The amount of different protections to arrange was also extensive. Coverage was needed for the Nautica (now renamed Yemen), for FSO Safer itself, for the large volume of oil on board the ship, for the process of the STS transfer and for the liabilities involved.

“You have to think about that liability in different ways because you’ve got liabilities from vessels, liabilities from the oil and pollution, liabilities to the crew members, and then the war risks situation, which sits above everything,” Byrne said.

This put great onus on the work of the surveyors at bMC Group, providing the underwriters with an additional set of eyes to review the programme.
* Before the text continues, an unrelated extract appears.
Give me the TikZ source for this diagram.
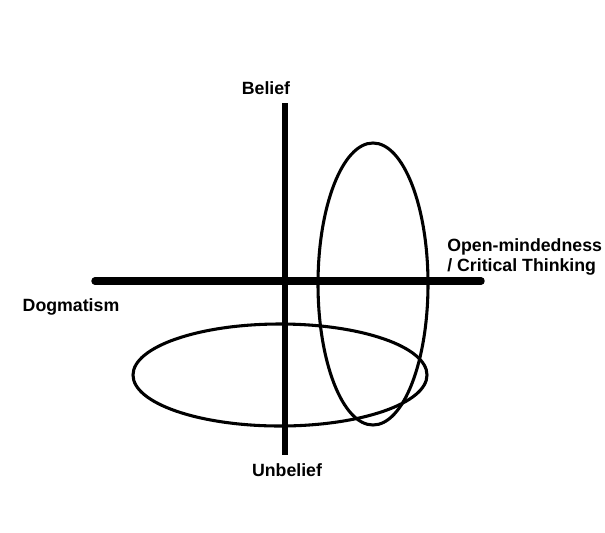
\documentclass[tikz,border=0pt]{standalone}
\usepackage{fontspec}
\setmainfont{Liberation Sans}
\usetikzlibrary{positioning}
\tikzset{
  lbl/.style={font=\bfseries\fontsize{13.3}{15}\selectfont,inner sep=0pt},
  vaxis/.style={line width=3.8pt},
  haxis/.style={line width=5.6pt,line cap=round},
  loop/.style={line width=2.3pt},
}
\begin{document}
\begin{tikzpicture}[x=0.75pt,y=-0.75pt]
\useasboundingbox (0,0) rectangle (605,532);
\coordinate (top)    at (285,103);
\coordinate (bottom) at (285,455);
\coordinate (left)   at (95,281);
\coordinate (right)  at (481,281);
\node[lbl] (belief)   at (266,88)  {Belief};
\node[lbl] (unbelief) at (287,470) {Unbelief};
\node[lbl] (dogma)    at (71,307)  {Dogmatism};
\node[lbl,anchor=west,align=left] (open) at (447,257) {Open-mindedness\\/ Critical Thinking};
\draw[vaxis] (top) -- (bottom);
\draw[haxis] (left) -- (right);
% the two hand drawn ellipses
\draw[loop] (373,284) ellipse [x radius=55,y radius=141];
\draw[loop] (280,375) ellipse [x radius=147,y radius=51];
\end{tikzpicture}
\end{document}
The surveyors provide daily updates to the insurance firms, for the underwriters to check on the status of the work and who’s doing what, and reports on technical specifics, related to the risks involved.

“The level of detail they were able to provide gave people more comfort. Without buy-in from the market that the surveyors knew what they were doing, we wouldn’t have been able to place it at all,” said Byrne.

The team effort, therefore, goes far beyond the insurance part of the puzzle, he stressed. “The overall project is a story of collaboration of, I would hazard a guess, up to 100 different contractors working on behalf of the UN,” Byrne said.

Since the teams have begun working on the FSO Safer, the news has been good, he revealed.

“The first reports conducted suggest that she’s in a better state than she could have been,” Byrne said.

The FSO Safer will eventually be moved and scrapped, once drained of her dangerous cargo, but the careful process could still take many weeks or months to come, Byrne suggested.

“She’s still at her mooring; they won’t move her until she’s completely empty of oil,” Byrne said.

Now that the work to remove the oil is underway, the rescue story is drawing to a close, to the satisfaction of the insurance professionals involved in underwriting the process.

“Whether this risk could be solved was a genuinely interesting question, and insurance doesn’t always get to answer these sorts of questions,” Byrne concluded. “It’s been such a positive thing to be part of.”